* Aim of the exercise
Retype every line from the start of the data down to and including the line with "fig.patch.set_facecolor(TEAL)". Skip the pictures.

* Material provided

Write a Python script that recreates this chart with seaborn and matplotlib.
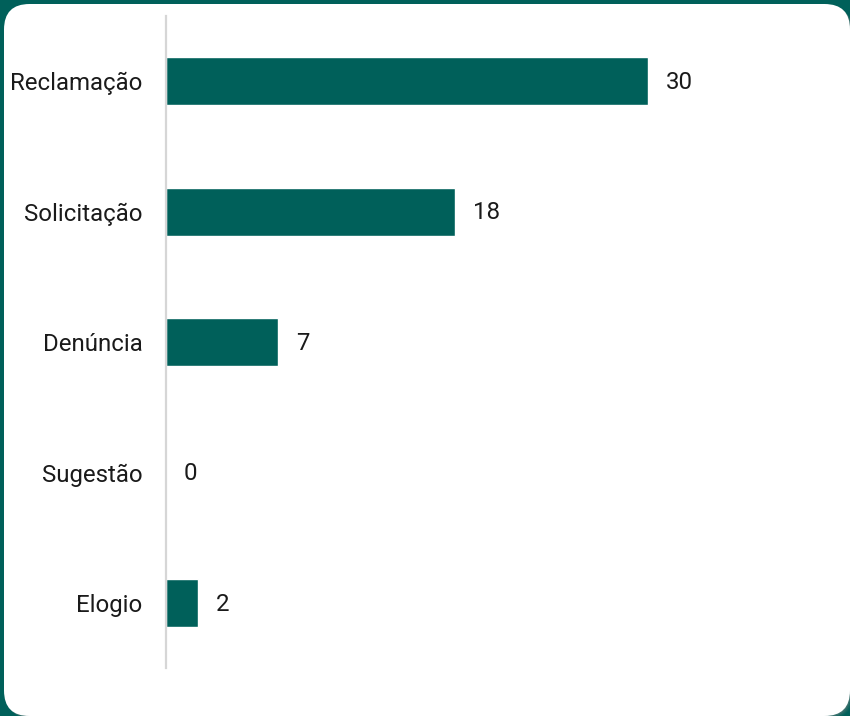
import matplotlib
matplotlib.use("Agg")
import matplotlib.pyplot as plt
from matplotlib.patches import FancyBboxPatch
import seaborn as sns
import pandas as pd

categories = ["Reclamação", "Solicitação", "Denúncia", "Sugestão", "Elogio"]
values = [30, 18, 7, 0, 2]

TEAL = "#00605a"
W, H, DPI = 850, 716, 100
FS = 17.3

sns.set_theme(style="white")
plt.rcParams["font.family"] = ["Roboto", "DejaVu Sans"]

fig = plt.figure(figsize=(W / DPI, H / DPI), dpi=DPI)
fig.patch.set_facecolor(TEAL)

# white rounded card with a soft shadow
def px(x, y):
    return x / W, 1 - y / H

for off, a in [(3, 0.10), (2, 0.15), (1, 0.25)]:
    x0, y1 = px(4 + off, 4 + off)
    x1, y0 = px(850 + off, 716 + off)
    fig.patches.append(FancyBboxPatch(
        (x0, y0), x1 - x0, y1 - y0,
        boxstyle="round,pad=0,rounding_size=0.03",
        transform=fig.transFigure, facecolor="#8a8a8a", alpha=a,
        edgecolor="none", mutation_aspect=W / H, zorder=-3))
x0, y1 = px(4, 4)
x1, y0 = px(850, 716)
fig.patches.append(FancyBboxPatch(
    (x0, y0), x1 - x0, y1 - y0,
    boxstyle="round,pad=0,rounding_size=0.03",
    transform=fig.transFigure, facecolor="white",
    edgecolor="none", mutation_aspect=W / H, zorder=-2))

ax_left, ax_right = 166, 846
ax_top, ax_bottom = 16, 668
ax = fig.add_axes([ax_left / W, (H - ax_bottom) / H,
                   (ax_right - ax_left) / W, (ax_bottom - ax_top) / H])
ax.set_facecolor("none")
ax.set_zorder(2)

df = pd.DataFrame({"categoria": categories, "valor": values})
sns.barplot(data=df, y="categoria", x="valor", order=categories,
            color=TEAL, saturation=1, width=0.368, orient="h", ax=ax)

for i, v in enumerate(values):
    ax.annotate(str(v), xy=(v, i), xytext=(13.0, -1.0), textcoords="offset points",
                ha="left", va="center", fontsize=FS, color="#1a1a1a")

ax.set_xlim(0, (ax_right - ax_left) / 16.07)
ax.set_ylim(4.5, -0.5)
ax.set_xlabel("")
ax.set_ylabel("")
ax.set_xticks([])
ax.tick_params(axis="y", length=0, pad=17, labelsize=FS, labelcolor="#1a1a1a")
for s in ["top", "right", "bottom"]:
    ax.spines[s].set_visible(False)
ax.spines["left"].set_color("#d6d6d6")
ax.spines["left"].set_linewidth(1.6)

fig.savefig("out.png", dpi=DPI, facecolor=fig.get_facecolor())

* Exercise response
Write a Python script that recreates this chart with seaborn and matplotlib.
import matplotlib
matplotlib.use("Agg")
import matplotlib.pyplot as plt
from matplotlib.patches import FancyBboxPatch
import seaborn as sns
import pandas as pd

categories = ["Reclamação", "Solicitação", "Denúncia", "Sugestão", "Elogio"]
values = [30, 18, 7, 0, 2]

TEAL = "#00605a"
W, H, DPI = 850, 716, 100
FS = 17.3

sns.set_theme(style="white")
plt.rcParams["font.family"] = ["Roboto", "DejaVu Sans"]

fig = plt.figure(figsize=(W / DPI, H / DPI), dpi=DPI)
fig.patch.set_facecolor(TEAL)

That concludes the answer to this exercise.